Questa strategia è risultata vincente e molto più fruttuosa rispetto ad un conflitto di tipo convenzionale: se oggi si parla di “Mezzaluna Sciita” è proprio grazie alle tecniche di guerra asimmetrica dell’Iran.

Le Guardie della Rivoluzione (Irgc), sono lo strumento fondamentale che conduce e ha condotto questo tipo di operazioni non convenzionali a vari livelli, e quindi si capisce anche perché gli Stati Uniti abbiano deciso, simbolicamente, di colpirle con un decapitation strike uccidendo il generale Soleimani, anche se l’azione ha sicuramente altri risvolti strategici e politici che devono ancora essere del tutto svelati.

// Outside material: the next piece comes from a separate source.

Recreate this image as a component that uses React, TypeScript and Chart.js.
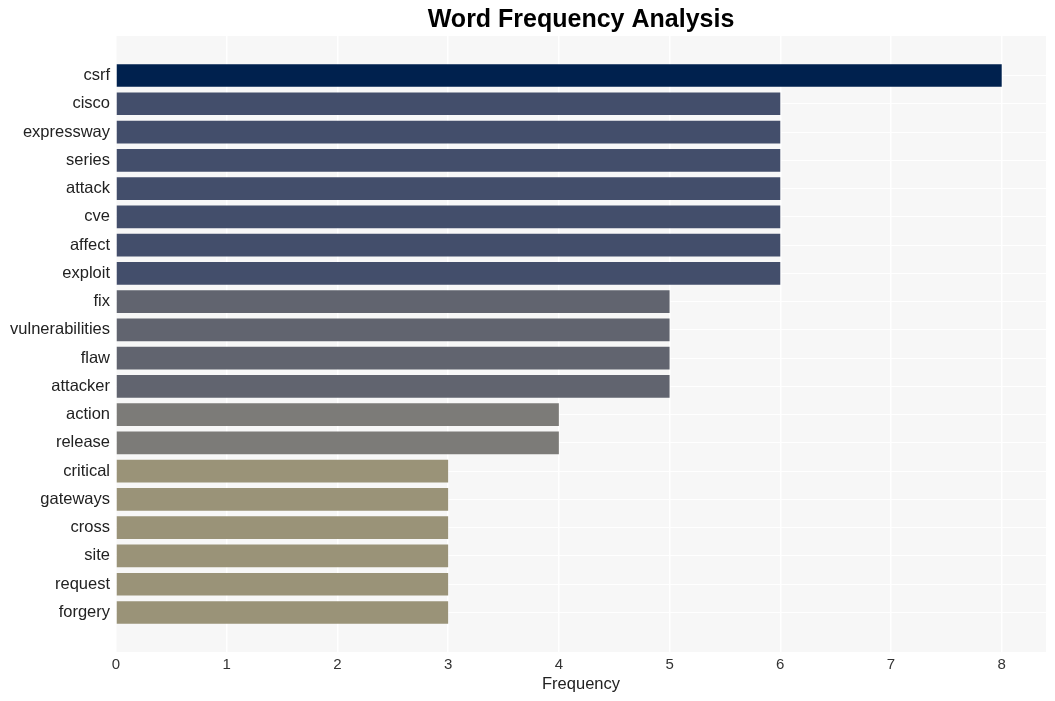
import React, { useEffect, useRef } from "react";
import { Chart, registerables } from "chart.js";

Chart.register(...registerables);

const words = [
  "csrf", "cisco", "expressway", "series", "attack", "cve", "affect", "exploit",
  "fix", "vulnerabilities", "flaw", "attacker", "action", "release", "critical",
  "gateways", "cross", "site", "request", "forgery",
];
const counts = [8, 6, 6, 6, 6, 6, 6, 6, 5, 5, 5, 5, 4, 4, 3, 3, 3, 3, 3, 3];
const colorByCount: Record<number, string> = {
  8: "#00214e",
  6: "#434e6b",
  5: "#61646f",
  4: "#7c7b78",
  3: "#9a9378",
};
const xTicks = [0, 1, 2, 3, 4, 5, 6, 7, 8];
const chartTitle = "Word Frequency Analysis";

const FONT = "'Liberation Sans', Arial, Helvetica, sans-serif";

const bgPlugin = {
  id: "plotBg",
  beforeDraw(chart: any) {
    const { ctx, chartArea } = chart;
    ctx.save();
    ctx.fillStyle = "#f7f7f7";
    ctx.fillRect(chartArea.left, chartArea.top, chartArea.right - chartArea.left, chartArea.bottom - chartArea.top);
    ctx.restore();
  },
  afterDraw(chart: any) {
    const { ctx, chartArea } = chart;
    ctx.save();
    ctx.fillStyle = "#000";
    ctx.font = `bold 25px ${FONT}`;
    ctx.textAlign = "center";
    ctx.textBaseline = "middle";
    ctx.fillText(chartTitle, (chartArea.left + chartArea.right) / 2, 20);
    ctx.restore();
  },
};

export default function App() {
  const ref = useRef<HTMLCanvasElement | null>(null);
  useEffect(() => {
    if (!ref.current) return;
    const chart = new Chart(ref.current, {
      type: "bar",
      data: {
        datasets: [
          {
            data: counts.map((v, i) => ({ x: v, y: i })),
            backgroundColor: counts.map((v) => colorByCount[v]),
            barPercentage: 0.8,
            categoryPercentage: 1,
            borderWidth: 0,
          },
        ],
      },
      plugins: [bgPlugin],
      options: {
        indexAxis: "y",
        responsive: false,
        animation: false,
        layout: { padding: { left: 0, right: 9, top: 36, bottom: 0 } },
        plugins: {
          legend: { display: false },
          tooltip: { enabled: false },
          title: { display: false },
        },
        scales: {
          x: {
            type: "linear",
            min: 0,
            max: 8.4,
            border: { display: false },
            grid: { color: "#ffffff", lineWidth: 1.5, drawTicks: false },
            ticks: {
              stepSize: 1,
              includeBounds: false,
              color: "#333",
              padding: 4,
              font: { family: FONT, size: 15 },
              callback: (v: any) => (xTicks.includes(Number(v)) ? String(v) : ""),
            },
            title: {
              display: true,
              text: "Frequency",
              color: "#222",
              font: { family: FONT, size: 16.5 },
              padding: { top: 0, bottom: 7 },
            },
            afterFit: (s: any) => {
              s.height = 49;
            },
          },
          y: {
            type: "linear",
            reverse: true,
            offset: false,
            min: -1.4,
            max: 20.4,
            border: { display: false },
            grid: {
              drawTicks: false,
              offset: false,
              lineWidth: 1,
              color: (c: any) => {
                const v = c.tick ? c.tick.value : -99;
                return v >= 0 && v < words.length && Number.isInteger(v) ? "#ffffff" : "rgba(0,0,0,0)";
              },
            },
            ticks: {
              stepSize: 1,
              includeBounds: false,
              autoSkip: false,
              color: "#222",
              padding: 6,
              font: { family: FONT, size: 16.5 },
              callback: (v: any) => {
                const n = Number(v);
                return Number.isInteger(n) && n >= 0 && n < words.length ? words[n] : "";
              },
            },
            afterFit: (s: any) => {
              s.width = 116;
            },
          },
        },
      } as any,
    });
    return () => chart.destroy();
  }, []);
  return (
    <div style={{ position: "fixed", left: 0, top: 0, width: 1055, height: 701, background: "#fff" }}>
      <canvas ref={ref} width={1055} height={701} />
    </div>
  );
}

A margine, ma non meno importante nel quadro generale di conflitto, c’è anche la nuova “guerra ibrida” in cui l’Iran si sta cimentando, e che vede, tra le altre cose, il ricorso alla cyber warfare per attaccare le reti informatiche nemiche, carpirne i segreti o semplicemente renderle inefficaci bloccandole parzialmente o totalmente.

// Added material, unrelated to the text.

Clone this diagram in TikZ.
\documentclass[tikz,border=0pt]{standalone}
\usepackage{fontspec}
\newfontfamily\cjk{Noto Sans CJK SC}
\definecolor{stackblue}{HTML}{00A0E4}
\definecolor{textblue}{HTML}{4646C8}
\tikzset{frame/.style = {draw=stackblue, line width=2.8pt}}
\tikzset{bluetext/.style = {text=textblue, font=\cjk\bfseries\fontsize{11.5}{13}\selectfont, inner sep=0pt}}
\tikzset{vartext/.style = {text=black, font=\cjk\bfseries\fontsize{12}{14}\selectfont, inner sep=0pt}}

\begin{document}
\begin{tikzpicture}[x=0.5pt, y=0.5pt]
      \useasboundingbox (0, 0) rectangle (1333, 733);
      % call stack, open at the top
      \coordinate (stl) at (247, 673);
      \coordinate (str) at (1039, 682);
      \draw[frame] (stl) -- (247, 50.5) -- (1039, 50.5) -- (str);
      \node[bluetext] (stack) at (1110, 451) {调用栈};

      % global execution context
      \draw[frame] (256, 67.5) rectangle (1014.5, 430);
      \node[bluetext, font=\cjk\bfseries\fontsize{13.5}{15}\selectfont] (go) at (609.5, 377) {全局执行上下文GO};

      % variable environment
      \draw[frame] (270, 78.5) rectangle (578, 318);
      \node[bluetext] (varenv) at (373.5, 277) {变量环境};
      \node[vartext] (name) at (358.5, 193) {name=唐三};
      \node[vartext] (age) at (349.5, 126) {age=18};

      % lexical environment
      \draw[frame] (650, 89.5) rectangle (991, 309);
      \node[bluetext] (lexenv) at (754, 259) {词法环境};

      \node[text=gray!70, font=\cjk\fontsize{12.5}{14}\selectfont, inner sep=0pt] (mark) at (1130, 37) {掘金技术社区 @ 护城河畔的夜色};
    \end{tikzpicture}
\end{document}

Una strategia non solo iraniana

L’Iran, però, non è il solo ad avere capacità di guerra asimmetrica. Da questo punto di vista proprio gli Stati Uniti sono stati i pionieri dell’utilizzo di milizie paramilitari addestrate da forze regolari americane da impiegare in conflitti vari, anche ad alta intensità.

I famosi Berretti Verdi, hanno tra i loro compiti anche quello di addestrare milizie locali ed effettuare operazioni congiunte in territorio ostile. Prima ancora di quanto abbiamo visto e stiamo vedendo in Siria, dove le Forze Speciali americane, tra cui anche i Seal della Us Navy, hanno addestrato e affiancato le milizie curde delle Sdf, i Berretti Verdi hanno effettuato questo tipo di attività anche nel conflitto in Vietnam, dove hanno addestrato, armato e sostenuto le popolazioni degli altipiani centrali, spesso anche etnicamente diverse dai vietnamiti, per impiegarle contro i Viet Cong e l’Esercito Regolare Nord Vietnamita: i cosiddetti “Montagnards” o “Cidgees”, da programma Cidg (Civilian Irregular Defence Group).

Successivamente, proprio durante il conflitto Iran – Iraq, “consiglieri militari” americani hanno affiancato i guerriglieri afghani nella loro lotta contro l’Armata Rossa a seguito dell’invasione sovietica del 1979/80. Sempre in Afghanistan, ma in tempi più recenti, ancora i Berretti Verdi hanno effettuato lo stesso tipo di operazioni, ma questa volta contro i Talebani raggiungendo una serie di vittorie tattiche sul campo di battaglia ma avendo comunque perso strategicamente la guerra, proprio come in Vietnam.

Esiste però una differenza sostanziale nella dottrina di utilizzo delle forze “asimmetriche”, se così possiamo chiamarle. Se gli Stati Uniti le hanno impiegate per esclusivi obiettivi di ordine politico, quindi determinati dalle contingenze di un particolare scenario, l’Iran le ha impiegate e le impiega con una modalità diversa, in forza, cioè, di una dottrina “metapolitica” intesa come affinità ideologico/culturale, e quindi saldando legami che non sono solo di amicizia, ma di vera e propria alleanza, financo di fratellanza quando si tratta di Hezbollah, ad esempio.

Sicuramente questa attitudine tutta iraniana ha contribuito al maggiore successo, rispetto agli Stati Uniti, delle operazioni asimmetriche che sono state condotto da Teheran sino ad oggi.